_Objective_
Look through the data for the string "that". Copy every line where it is found.

(Rows from a dataset of charts and code)

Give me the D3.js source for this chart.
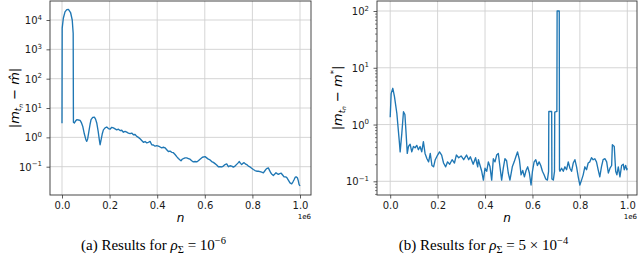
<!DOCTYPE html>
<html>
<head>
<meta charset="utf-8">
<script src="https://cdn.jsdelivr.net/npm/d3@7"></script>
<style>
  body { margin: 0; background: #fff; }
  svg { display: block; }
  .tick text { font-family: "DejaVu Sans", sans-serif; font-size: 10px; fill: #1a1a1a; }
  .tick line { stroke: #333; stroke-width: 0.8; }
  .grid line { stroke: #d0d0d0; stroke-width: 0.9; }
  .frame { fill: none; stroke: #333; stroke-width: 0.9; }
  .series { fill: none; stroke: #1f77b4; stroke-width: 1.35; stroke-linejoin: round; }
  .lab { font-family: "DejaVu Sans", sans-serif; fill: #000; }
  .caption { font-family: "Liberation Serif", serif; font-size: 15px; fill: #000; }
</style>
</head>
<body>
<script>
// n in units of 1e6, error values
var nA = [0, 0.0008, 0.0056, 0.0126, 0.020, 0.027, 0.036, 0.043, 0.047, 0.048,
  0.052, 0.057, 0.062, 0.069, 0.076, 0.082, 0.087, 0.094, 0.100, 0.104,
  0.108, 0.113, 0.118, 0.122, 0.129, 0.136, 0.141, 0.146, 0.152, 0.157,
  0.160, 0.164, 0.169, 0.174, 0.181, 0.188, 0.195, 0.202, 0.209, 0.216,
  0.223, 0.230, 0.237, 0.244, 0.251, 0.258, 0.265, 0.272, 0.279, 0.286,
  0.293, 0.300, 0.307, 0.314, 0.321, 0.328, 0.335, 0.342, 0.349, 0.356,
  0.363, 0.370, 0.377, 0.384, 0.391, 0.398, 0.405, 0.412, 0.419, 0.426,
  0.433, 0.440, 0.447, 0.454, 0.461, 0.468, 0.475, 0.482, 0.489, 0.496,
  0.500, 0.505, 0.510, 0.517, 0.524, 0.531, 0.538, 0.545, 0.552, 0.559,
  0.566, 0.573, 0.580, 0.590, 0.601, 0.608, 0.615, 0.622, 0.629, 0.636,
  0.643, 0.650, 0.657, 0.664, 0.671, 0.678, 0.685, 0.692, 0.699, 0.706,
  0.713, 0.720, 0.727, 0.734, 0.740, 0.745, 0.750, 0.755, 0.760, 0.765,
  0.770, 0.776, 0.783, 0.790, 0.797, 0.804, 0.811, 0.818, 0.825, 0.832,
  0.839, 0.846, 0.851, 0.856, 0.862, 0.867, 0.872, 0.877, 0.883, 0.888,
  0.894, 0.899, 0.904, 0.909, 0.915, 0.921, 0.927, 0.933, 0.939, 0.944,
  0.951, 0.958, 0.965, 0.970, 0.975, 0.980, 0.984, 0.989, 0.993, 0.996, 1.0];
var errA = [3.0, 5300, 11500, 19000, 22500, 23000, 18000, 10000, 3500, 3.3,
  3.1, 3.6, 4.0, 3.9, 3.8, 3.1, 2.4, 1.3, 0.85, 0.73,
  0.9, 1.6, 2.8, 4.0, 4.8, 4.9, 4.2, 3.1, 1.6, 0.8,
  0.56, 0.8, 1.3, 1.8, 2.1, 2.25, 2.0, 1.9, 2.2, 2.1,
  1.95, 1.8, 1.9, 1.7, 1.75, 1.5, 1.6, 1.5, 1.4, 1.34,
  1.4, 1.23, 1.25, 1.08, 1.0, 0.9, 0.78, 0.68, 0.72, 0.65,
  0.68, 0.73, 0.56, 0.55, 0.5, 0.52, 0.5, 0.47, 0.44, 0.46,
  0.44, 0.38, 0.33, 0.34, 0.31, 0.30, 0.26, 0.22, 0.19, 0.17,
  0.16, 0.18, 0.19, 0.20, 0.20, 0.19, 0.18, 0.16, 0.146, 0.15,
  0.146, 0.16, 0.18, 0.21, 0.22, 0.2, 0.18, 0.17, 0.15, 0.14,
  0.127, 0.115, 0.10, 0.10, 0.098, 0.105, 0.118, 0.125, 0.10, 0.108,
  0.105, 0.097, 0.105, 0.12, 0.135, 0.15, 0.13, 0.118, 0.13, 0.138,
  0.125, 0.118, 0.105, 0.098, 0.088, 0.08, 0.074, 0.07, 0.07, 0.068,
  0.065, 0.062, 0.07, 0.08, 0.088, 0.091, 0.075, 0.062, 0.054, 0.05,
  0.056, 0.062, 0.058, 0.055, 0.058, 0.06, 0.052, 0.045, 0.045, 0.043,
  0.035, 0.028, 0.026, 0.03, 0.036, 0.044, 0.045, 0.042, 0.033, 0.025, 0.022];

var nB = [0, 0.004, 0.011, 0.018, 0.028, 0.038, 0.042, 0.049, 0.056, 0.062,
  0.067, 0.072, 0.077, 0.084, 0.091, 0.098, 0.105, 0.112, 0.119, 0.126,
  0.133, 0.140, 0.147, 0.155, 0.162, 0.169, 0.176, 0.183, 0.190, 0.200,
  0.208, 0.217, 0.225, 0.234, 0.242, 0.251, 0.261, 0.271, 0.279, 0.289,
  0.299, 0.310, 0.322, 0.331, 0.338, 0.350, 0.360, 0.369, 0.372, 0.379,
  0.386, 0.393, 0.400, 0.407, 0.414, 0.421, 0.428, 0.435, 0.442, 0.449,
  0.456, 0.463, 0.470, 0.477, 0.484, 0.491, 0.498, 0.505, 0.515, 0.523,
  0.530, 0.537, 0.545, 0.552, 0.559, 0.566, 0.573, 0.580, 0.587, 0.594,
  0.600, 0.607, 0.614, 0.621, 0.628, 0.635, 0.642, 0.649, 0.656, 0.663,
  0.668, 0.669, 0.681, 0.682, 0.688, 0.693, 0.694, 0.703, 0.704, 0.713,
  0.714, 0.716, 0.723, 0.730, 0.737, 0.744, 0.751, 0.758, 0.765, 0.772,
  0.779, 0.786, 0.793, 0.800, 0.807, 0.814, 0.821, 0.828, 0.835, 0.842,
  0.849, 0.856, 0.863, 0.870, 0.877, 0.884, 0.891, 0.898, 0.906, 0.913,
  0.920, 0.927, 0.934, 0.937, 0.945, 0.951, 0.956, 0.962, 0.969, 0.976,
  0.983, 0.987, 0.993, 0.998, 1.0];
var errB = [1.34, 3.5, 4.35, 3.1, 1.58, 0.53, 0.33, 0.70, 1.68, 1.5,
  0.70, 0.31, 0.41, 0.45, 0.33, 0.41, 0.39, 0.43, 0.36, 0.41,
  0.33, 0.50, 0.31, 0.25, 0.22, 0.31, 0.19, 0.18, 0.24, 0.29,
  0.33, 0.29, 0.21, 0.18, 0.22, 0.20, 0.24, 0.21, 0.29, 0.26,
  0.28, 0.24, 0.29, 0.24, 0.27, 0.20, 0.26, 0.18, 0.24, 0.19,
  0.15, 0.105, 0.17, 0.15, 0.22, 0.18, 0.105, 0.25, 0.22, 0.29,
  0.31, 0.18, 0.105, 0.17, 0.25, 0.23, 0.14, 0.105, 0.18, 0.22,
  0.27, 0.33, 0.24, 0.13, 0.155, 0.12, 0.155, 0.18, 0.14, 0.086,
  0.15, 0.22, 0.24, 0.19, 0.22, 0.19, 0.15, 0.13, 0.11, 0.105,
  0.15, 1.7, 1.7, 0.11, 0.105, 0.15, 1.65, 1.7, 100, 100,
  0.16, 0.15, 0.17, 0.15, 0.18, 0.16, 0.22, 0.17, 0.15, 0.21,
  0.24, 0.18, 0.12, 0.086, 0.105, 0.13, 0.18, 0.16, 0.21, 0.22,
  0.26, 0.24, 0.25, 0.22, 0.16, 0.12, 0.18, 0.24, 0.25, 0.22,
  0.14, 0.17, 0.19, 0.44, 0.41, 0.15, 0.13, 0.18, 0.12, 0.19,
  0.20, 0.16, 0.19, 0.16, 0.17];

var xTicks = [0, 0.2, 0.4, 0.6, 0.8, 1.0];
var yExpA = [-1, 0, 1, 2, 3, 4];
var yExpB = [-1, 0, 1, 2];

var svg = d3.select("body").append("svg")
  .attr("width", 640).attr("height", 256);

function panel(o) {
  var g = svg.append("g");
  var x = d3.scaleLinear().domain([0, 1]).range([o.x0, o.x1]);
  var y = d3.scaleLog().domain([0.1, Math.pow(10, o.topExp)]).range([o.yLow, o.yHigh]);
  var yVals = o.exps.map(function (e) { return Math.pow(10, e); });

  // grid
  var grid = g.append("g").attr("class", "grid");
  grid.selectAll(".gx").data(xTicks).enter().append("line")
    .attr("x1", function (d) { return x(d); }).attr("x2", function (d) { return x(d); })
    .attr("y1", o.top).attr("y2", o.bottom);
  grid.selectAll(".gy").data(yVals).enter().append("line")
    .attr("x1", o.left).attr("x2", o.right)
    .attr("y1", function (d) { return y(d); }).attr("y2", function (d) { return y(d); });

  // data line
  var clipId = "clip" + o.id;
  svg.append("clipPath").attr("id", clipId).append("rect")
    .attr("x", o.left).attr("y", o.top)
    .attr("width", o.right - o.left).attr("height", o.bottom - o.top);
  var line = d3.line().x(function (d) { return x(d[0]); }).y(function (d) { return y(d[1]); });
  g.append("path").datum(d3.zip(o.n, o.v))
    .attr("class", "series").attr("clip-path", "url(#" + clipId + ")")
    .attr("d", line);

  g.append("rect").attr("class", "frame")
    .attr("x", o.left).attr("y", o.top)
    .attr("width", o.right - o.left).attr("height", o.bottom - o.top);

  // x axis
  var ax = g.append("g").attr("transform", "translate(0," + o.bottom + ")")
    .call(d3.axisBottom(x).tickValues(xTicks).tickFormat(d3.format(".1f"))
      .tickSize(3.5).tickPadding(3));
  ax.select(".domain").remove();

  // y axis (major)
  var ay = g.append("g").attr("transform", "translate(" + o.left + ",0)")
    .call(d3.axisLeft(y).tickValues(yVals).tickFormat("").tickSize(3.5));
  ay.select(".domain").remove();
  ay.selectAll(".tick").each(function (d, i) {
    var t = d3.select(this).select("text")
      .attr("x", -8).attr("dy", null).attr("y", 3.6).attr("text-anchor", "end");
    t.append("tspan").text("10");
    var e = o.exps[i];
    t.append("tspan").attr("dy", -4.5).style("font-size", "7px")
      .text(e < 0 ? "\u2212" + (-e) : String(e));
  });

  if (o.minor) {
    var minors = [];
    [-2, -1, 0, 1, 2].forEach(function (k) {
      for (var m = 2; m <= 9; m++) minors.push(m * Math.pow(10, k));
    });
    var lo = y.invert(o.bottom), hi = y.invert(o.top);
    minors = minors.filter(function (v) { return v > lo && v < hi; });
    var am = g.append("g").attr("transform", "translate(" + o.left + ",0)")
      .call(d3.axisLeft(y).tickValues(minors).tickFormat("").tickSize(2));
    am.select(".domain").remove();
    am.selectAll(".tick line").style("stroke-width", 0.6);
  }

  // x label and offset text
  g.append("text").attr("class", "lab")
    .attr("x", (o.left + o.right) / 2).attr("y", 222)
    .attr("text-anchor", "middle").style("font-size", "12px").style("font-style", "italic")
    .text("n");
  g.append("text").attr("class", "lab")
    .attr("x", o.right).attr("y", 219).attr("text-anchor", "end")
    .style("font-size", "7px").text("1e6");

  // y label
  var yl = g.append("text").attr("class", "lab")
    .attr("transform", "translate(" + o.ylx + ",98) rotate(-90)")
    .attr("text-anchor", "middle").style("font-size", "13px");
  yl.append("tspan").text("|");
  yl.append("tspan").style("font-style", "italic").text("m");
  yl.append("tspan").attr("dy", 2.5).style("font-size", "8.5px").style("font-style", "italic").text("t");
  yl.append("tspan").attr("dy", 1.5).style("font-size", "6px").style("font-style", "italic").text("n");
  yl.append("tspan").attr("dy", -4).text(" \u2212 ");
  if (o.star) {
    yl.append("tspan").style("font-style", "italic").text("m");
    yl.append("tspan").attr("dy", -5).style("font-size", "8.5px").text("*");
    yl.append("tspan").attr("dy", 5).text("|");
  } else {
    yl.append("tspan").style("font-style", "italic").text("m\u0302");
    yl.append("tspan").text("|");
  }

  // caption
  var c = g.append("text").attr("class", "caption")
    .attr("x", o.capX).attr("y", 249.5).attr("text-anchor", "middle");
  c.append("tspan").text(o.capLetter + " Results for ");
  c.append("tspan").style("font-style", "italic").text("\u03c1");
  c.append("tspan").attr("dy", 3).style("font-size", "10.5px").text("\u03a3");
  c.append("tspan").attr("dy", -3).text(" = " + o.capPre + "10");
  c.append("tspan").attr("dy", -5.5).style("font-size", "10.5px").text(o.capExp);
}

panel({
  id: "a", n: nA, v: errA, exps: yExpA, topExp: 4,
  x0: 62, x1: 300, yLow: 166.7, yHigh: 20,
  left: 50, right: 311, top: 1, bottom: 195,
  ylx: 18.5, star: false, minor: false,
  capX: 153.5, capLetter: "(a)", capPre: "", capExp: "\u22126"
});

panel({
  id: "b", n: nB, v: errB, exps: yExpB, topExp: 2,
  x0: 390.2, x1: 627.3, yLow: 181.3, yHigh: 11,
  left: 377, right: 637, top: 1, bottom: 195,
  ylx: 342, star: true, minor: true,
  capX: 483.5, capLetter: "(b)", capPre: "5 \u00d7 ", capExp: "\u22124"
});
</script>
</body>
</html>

--

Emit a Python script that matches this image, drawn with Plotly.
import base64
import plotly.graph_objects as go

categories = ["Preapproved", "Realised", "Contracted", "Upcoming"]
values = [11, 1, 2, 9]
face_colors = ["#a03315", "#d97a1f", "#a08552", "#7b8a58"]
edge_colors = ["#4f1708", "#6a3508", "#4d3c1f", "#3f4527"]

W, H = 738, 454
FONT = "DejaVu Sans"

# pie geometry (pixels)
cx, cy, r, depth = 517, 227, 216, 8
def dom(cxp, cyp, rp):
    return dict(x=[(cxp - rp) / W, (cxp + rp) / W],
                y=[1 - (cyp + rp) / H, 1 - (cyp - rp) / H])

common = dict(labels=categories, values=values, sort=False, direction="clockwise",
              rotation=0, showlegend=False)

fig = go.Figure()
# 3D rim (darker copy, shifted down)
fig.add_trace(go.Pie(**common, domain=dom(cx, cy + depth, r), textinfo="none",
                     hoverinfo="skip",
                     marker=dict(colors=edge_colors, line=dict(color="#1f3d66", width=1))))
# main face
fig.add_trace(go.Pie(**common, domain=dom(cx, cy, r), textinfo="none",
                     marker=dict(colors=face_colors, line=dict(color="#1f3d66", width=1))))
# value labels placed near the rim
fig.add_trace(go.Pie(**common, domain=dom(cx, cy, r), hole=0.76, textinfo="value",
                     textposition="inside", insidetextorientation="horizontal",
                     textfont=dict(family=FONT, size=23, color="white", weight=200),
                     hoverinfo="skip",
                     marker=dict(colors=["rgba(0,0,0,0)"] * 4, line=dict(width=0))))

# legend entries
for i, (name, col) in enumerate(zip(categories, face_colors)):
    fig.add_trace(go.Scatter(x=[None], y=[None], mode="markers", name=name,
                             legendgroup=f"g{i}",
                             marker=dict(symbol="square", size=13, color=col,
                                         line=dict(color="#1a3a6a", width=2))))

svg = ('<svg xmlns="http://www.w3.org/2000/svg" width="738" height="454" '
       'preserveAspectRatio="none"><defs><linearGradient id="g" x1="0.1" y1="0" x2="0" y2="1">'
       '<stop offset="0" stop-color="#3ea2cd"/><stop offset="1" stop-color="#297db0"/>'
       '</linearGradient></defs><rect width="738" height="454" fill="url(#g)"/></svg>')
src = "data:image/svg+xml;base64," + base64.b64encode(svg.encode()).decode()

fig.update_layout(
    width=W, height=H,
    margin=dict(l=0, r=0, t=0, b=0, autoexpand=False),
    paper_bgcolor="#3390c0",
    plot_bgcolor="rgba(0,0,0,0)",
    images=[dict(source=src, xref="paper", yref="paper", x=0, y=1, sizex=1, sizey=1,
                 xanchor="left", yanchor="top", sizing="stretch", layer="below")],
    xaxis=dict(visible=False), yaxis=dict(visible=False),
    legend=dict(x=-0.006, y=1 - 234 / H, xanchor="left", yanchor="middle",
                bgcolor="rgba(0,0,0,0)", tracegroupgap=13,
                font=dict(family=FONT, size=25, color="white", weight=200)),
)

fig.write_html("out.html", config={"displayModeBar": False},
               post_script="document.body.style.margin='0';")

---

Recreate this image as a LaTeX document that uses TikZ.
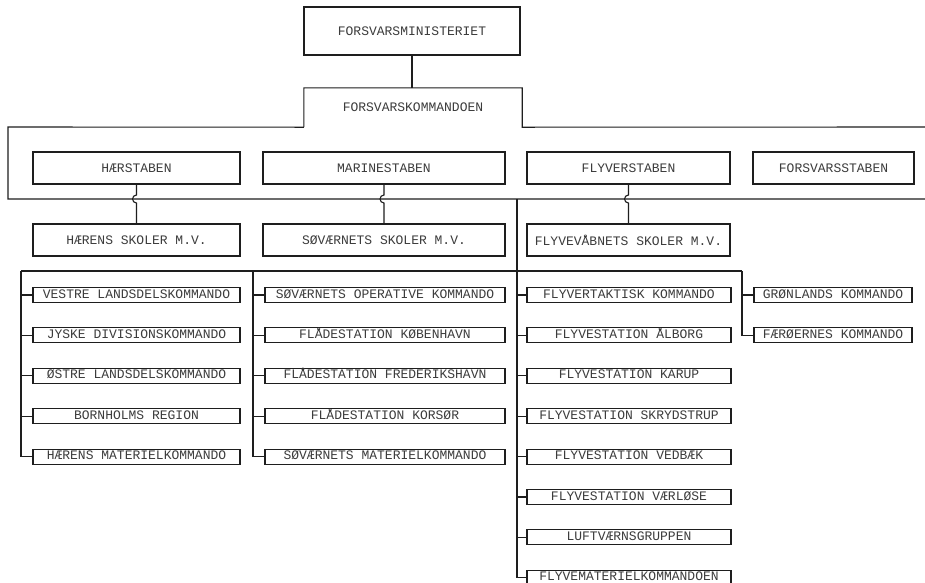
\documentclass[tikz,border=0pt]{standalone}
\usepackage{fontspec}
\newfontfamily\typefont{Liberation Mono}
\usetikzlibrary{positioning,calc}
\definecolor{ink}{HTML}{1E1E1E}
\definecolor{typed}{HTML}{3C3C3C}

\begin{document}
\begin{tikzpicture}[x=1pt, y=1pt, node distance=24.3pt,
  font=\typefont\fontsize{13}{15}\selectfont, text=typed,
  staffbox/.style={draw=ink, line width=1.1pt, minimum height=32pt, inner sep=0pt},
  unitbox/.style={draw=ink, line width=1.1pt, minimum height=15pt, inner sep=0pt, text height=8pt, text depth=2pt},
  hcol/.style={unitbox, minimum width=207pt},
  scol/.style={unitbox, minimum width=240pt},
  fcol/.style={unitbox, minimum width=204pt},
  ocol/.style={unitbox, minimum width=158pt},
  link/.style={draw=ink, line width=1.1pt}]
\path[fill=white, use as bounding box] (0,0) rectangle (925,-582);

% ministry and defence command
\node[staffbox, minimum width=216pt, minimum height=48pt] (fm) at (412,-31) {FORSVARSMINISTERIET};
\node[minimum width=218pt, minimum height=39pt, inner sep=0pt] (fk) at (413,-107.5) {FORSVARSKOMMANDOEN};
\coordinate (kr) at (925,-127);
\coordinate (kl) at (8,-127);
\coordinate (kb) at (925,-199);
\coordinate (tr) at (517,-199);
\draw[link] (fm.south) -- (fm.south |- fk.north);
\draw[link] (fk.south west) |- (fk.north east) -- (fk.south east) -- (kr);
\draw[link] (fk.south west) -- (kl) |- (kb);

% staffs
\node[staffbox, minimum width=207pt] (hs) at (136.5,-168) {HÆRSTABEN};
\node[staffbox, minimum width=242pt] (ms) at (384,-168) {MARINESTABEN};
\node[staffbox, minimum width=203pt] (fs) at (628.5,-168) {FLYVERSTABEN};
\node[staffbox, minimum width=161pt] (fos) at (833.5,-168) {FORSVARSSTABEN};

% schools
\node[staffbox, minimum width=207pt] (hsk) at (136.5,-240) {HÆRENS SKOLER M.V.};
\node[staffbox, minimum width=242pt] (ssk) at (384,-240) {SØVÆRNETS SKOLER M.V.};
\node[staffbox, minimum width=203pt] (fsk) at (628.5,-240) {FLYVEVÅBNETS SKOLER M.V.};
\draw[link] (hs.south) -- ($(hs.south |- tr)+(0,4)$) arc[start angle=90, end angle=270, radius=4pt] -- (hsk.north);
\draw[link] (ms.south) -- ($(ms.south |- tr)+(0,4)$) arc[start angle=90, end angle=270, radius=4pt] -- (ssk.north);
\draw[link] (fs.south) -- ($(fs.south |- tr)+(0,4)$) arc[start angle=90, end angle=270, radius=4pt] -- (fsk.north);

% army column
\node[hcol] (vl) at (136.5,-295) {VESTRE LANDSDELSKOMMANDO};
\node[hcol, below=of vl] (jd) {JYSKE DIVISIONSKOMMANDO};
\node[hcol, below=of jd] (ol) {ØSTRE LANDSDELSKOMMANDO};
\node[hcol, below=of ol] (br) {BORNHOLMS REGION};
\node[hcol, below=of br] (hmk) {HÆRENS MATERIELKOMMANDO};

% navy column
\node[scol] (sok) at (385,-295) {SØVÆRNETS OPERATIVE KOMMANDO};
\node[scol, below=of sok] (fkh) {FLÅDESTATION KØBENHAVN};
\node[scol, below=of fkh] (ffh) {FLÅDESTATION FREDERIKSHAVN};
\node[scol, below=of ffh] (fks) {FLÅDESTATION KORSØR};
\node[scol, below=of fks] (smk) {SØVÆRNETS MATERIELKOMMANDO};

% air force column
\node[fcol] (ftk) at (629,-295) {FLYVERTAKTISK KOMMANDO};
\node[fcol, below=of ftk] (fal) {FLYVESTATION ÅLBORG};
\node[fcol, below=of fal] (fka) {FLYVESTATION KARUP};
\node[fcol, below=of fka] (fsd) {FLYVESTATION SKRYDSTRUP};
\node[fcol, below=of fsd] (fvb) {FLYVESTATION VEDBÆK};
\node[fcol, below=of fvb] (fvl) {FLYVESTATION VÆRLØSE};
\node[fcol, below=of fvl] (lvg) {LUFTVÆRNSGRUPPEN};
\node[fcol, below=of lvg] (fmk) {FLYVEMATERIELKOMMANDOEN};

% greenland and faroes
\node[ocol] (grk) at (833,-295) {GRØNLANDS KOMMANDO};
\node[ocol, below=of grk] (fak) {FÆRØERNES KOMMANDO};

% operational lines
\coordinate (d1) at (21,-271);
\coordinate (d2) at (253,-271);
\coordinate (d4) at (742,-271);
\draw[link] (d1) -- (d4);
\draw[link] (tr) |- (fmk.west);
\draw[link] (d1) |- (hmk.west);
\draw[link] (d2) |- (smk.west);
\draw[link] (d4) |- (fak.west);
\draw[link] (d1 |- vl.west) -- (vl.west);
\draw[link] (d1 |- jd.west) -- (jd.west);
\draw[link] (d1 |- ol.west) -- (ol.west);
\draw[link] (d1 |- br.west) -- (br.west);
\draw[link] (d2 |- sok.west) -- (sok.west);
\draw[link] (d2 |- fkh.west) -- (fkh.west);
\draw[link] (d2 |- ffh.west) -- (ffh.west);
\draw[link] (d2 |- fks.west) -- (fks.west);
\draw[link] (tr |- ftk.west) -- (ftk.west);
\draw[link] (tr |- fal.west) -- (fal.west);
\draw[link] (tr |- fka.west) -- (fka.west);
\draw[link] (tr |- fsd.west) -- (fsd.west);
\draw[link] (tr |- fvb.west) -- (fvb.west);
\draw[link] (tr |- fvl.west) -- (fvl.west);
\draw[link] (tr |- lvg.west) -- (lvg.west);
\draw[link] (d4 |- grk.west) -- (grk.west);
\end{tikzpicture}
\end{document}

_Expected answer_
Emit a Python script that matches this image, drawn with Plotly.
Recreate this image as a LaTeX document that uses TikZ.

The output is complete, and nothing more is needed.